= PROBLEM REQUIREMENTS =
Every record that follows must be duplicated exactly, with images left out.

= GIVEN INFORMATION =
..............................

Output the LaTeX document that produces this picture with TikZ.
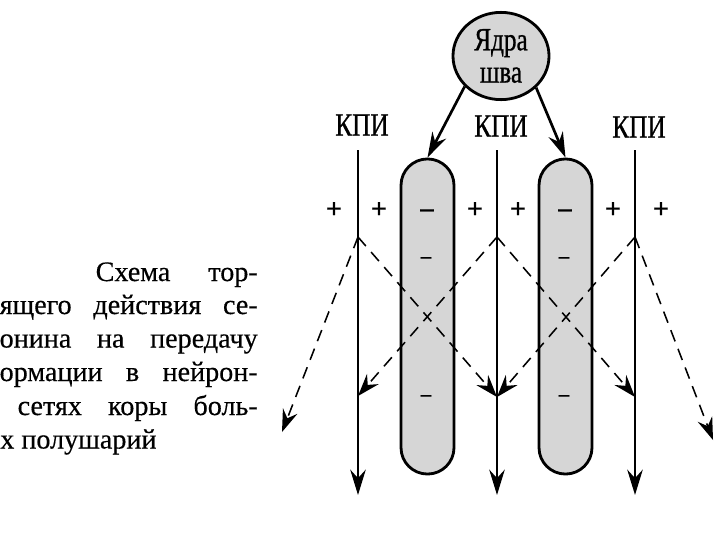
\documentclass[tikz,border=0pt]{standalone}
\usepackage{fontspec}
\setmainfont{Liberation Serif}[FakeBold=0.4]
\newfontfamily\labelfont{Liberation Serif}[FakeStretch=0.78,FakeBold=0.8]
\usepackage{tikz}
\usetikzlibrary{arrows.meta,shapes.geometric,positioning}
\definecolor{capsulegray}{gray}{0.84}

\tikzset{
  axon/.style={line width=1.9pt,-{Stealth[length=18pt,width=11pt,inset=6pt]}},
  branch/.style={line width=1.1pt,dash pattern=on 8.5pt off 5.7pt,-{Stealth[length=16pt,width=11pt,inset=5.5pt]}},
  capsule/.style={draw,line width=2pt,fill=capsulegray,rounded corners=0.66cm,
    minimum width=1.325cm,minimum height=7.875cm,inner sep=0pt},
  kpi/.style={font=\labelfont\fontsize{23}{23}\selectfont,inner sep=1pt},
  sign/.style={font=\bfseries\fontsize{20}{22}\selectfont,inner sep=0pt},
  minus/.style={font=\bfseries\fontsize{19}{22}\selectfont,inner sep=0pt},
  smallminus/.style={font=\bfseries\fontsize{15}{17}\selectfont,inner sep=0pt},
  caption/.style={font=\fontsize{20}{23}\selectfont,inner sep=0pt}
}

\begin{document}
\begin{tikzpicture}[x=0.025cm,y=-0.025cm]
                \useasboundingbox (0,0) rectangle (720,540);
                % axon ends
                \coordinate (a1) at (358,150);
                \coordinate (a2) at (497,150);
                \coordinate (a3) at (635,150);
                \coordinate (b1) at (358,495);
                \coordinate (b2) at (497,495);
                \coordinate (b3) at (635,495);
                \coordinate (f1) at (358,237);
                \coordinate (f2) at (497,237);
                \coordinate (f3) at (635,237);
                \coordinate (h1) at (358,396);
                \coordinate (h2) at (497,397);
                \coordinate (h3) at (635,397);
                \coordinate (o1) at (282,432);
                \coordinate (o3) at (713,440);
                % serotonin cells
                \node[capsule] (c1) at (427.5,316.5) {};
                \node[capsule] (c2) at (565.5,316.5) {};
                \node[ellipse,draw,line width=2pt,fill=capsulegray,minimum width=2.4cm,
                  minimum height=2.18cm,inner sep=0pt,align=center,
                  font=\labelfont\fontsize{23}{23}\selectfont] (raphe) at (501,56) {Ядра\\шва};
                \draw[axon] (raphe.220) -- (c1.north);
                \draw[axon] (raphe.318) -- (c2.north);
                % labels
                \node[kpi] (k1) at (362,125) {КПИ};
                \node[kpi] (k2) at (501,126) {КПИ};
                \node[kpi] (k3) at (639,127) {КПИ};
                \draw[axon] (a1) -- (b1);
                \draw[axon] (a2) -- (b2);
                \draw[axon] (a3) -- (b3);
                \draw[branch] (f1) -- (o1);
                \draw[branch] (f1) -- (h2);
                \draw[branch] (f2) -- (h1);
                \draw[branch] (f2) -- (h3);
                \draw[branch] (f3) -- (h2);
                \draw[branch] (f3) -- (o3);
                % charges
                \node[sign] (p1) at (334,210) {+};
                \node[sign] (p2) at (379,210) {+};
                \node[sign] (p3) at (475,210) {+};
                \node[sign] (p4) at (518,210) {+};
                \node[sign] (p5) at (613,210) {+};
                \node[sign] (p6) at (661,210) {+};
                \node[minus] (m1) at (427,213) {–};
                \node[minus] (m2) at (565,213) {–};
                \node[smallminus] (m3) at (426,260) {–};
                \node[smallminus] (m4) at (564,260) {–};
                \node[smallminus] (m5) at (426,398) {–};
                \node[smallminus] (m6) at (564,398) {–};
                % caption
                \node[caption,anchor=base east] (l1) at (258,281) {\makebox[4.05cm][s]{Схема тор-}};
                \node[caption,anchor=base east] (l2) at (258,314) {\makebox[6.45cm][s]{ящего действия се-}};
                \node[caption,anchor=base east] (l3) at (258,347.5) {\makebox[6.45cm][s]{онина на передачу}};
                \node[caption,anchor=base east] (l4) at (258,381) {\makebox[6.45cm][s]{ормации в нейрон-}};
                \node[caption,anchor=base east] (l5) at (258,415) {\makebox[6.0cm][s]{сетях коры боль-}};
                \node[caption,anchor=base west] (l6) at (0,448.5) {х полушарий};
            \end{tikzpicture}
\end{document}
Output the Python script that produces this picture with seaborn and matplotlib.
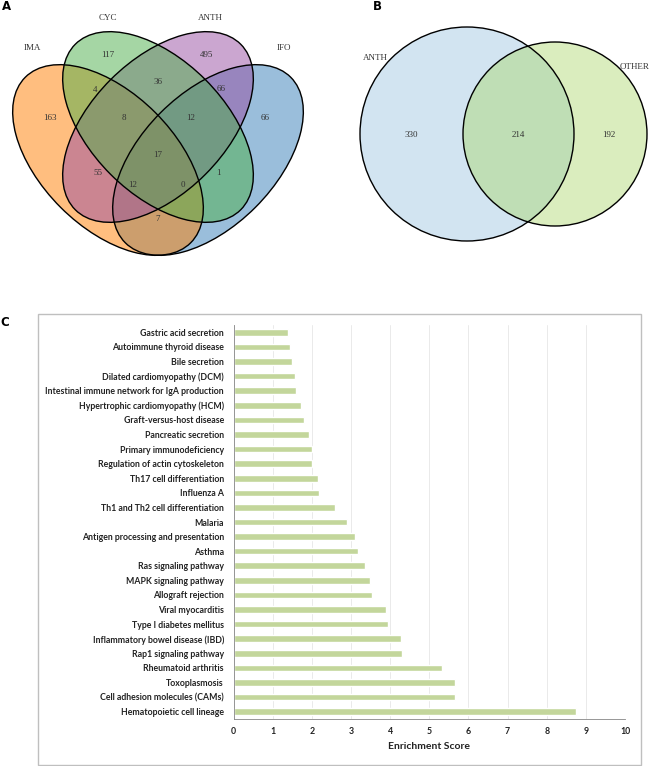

..............................

= SOLUTION =
Output the LaTeX document that produces this picture with TikZ.
\documentclass[tikz,border=0pt]{standalone}
\usepackage{fontspec}
\setmainfont{Liberation Serif}[FakeBold=0.4]
\newfontfamily\labelfont{Liberation Serif}[FakeStretch=0.78,FakeBold=0.8]
\usepackage{tikz}
\usetikzlibrary{arrows.meta,shapes.geometric,positioning}
\definecolor{capsulegray}{gray}{0.84}

\tikzset{
  axon/.style={line width=1.9pt,-{Stealth[length=18pt,width=11pt,inset=6pt]}},
  branch/.style={line width=1.1pt,dash pattern=on 8.5pt off 5.7pt,-{Stealth[length=16pt,width=11pt,inset=5.5pt]}},
  capsule/.style={draw,line width=2pt,fill=capsulegray,rounded corners=0.66cm,
    minimum width=1.325cm,minimum height=7.875cm,inner sep=0pt},
  kpi/.style={font=\labelfont\fontsize{23}{23}\selectfont,inner sep=1pt},
  sign/.style={font=\bfseries\fontsize{20}{22}\selectfont,inner sep=0pt},
  minus/.style={font=\bfseries\fontsize{19}{22}\selectfont,inner sep=0pt},
  smallminus/.style={font=\bfseries\fontsize{15}{17}\selectfont,inner sep=0pt},
  caption/.style={font=\fontsize{20}{23}\selectfont,inner sep=0pt}
}

\begin{document}
\begin{tikzpicture}[x=0.025cm,y=-0.025cm]
                \useasboundingbox (0,0) rectangle (720,540);
                % axon ends
                \coordinate (a1) at (358,150);
                \coordinate (a2) at (497,150);
                \coordinate (a3) at (635,150);
                \coordinate (b1) at (358,495);
                \coordinate (b2) at (497,495);
                \coordinate (b3) at (635,495);
                \coordinate (f1) at (358,237);
                \coordinate (f2) at (497,237);
                \coordinate (f3) at (635,237);
                \coordinate (h1) at (358,396);
                \coordinate (h2) at (497,397);
                \coordinate (h3) at (635,397);
                \coordinate (o1) at (282,432);
                \coordinate (o3) at (713,440);
                % serotonin cells
                \node[capsule] (c1) at (427.5,316.5) {};
                \node[capsule] (c2) at (565.5,316.5) {};
                \node[ellipse,draw,line width=2pt,fill=capsulegray,minimum width=2.4cm,
                  minimum height=2.18cm,inner sep=0pt,align=center,
                  font=\labelfont\fontsize{23}{23}\selectfont] (raphe) at (501,56) {Ядра\\шва};
                \draw[axon] (raphe.220) -- (c1.north);
                \draw[axon] (raphe.318) -- (c2.north);
                % labels
                \node[kpi] (k1) at (362,125) {КПИ};
                \node[kpi] (k2) at (501,126) {КПИ};
                \node[kpi] (k3) at (639,127) {КПИ};
                \draw[axon] (a1) -- (b1);
                \draw[axon] (a2) -- (b2);
                \draw[axon] (a3) -- (b3);
                \draw[branch] (f1) -- (o1);
                \draw[branch] (f1) -- (h2);
                \draw[branch] (f2) -- (h1);
                \draw[branch] (f2) -- (h3);
                \draw[branch] (f3) -- (h2);
                \draw[branch] (f3) -- (o3);
                % charges
                \node[sign] (p1) at (334,210) {+};
                \node[sign] (p2) at (379,210) {+};
                \node[sign] (p3) at (475,210) {+};
                \node[sign] (p4) at (518,210) {+};
                \node[sign] (p5) at (613,210) {+};
                \node[sign] (p6) at (661,210) {+};
                \node[minus] (m1) at (427,213) {–};
                \node[minus] (m2) at (565,213) {–};
                \node[smallminus] (m3) at (426,260) {–};
                \node[smallminus] (m4) at (564,260) {–};
                \node[smallminus] (m5) at (426,398) {–};
                \node[smallminus] (m6) at (564,398) {–};
                % caption
                \node[caption,anchor=base east] (l1) at (258,281) {\makebox[4.05cm][s]{Схема тор-}};
                \node[caption,anchor=base east] (l2) at (258,314) {\makebox[6.45cm][s]{ящего действия се-}};
                \node[caption,anchor=base east] (l3) at (258,347.5) {\makebox[6.45cm][s]{онина на передачу}};
                \node[caption,anchor=base east] (l4) at (258,381) {\makebox[6.45cm][s]{ормации в нейрон-}};
                \node[caption,anchor=base east] (l5) at (258,415) {\makebox[6.0cm][s]{сетях коры боль-}};
                \node[caption,anchor=base west] (l6) at (0,448.5) {х полушарий};
            \end{tikzpicture}
\end{document}
Output the Python script that produces this picture with seaborn and matplotlib.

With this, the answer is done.